KV explores war, migration and the Asian diaspora through his family’s experiences of cultural assimilation in Canada as a minority immigrant family.
This work depicts the significance of the moment the Americans left Vietnamese soil. At 10:51 on 29 April 1975, the order was given by the USA to evacuate all American personnel and South Vietnamese diplomats within 24 hours. This iconic scene of people climbing atop the government building to catch one of the last helicopters out of Saigon not only symbolised the end of war, but also signified the beginning of the Vietnamese diaspora for the next two decades to come.
KV Duong
KV Duong (born 1980 in Ho Chi Minh, Vietnam) is a London based multi-disciplinary artist. Duong explores themes of war migration and cultural assimilation through a re-examination of his parents’ experience of the Vietnam war and his own experience of growing up in Canada in a minority immigrant family.

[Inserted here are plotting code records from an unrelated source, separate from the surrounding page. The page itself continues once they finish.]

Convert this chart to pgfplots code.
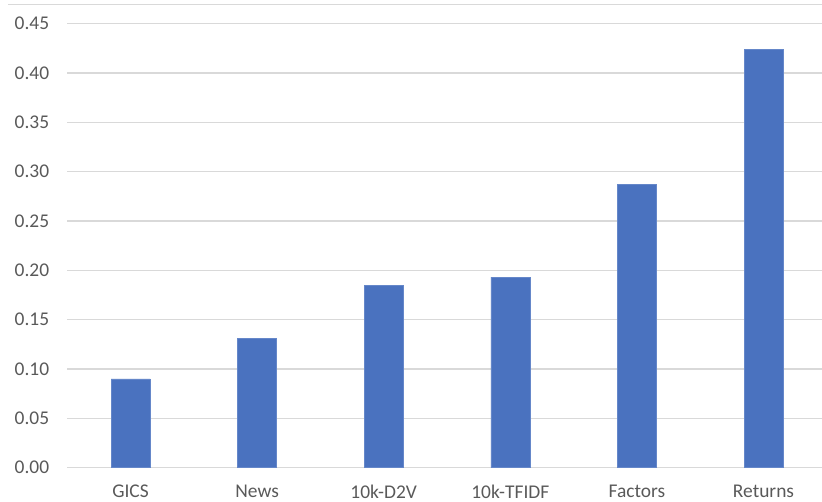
\documentclass[border=0pt]{standalone}
\usepackage{pgfplots}
\pgfplotsset{compat=1.18}
\usepackage{fontspec}
\setmainfont{Carlito}
\definecolor{barblue}{HTML}{4A72BF}
\definecolor{gridgray}{HTML}{D9D9D9}
\definecolor{labelgray}{HTML}{595959}
\begin{document}
\begin{tikzpicture}
\useasboundingbox (-67.2bp,-34.3bp) rectangle (754.8bp,467.7bp);
\begin{axis}[
  at={(0,0)}, anchor=south west,
  scale only axis,
  width=754.8bp, height=444.2bp,
  xmin=-0.5, xmax=5.462,
  ymin=0, ymax=0.45,
  xtick=data,
  xticklabels={GICS, News, 10k-D2V, 10k-TFIDF, Factors, Returns},
  ytick={0,0.05,...,0.45},
  yticklabel style={
    /pgf/number format/fixed,
    /pgf/number format/fixed zerofill,
    /pgf/number format/precision=2,
    /pgf/number format/assume math mode=true,
    xshift=-14.5bp},
  ymajorgrids,
  grid style={gridgray, line width=1.3bp},
  axis x line*=bottom,
  axis y line*=left,
  x axis line style={gridgray, line width=1.3bp, -},
  y axis line style={draw=none},
  major tick length=0pt,
  ticklabel style={font=\fontsize{19.5}{22}\selectfont, text=labelgray},
  xticklabel style={yshift=-14bp},
  clip=false,
]
\addplot[ybar, bar width=39bp, fill=barblue, draw=barblue!85!white, line width=0.6bp]
  coordinates {(0,0.090) (1,0.131) (2,0.185) (3,0.193) (4,0.287) (5,0.424)};
\draw[gridgray, line width=1.3bp] (axis description cs:-0.078,1.0425) -- (axis description cs:1.01,1.0425);
\end{axis}
\end{tikzpicture}
\end{document}
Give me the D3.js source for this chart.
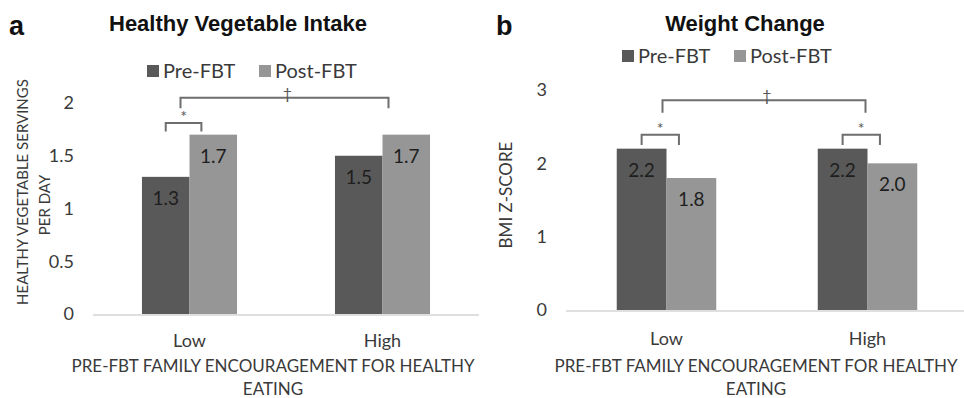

In his paintings, Duong blends layers of acrylic paint with historic images of Vietnam. The original source images are alienated using paint and physical techniques – ripping, scratching, erasing – to disrupt the photograph’s original representation. The ruptured surface of the work responds to the conflict. The sense of movement in the painting responds to his migration journey. The final work functions like a palimpsest where a new narrative is created while the work’s history is revealed through its scars.
Duong is a self-taught artist with a background in structural engineering. He has been a part of several open competitions including Derwent Art Prize, Discerning Eye, Royal Cambrian Academy Open and BBC’s Royal Academy Summer Exhibition Program.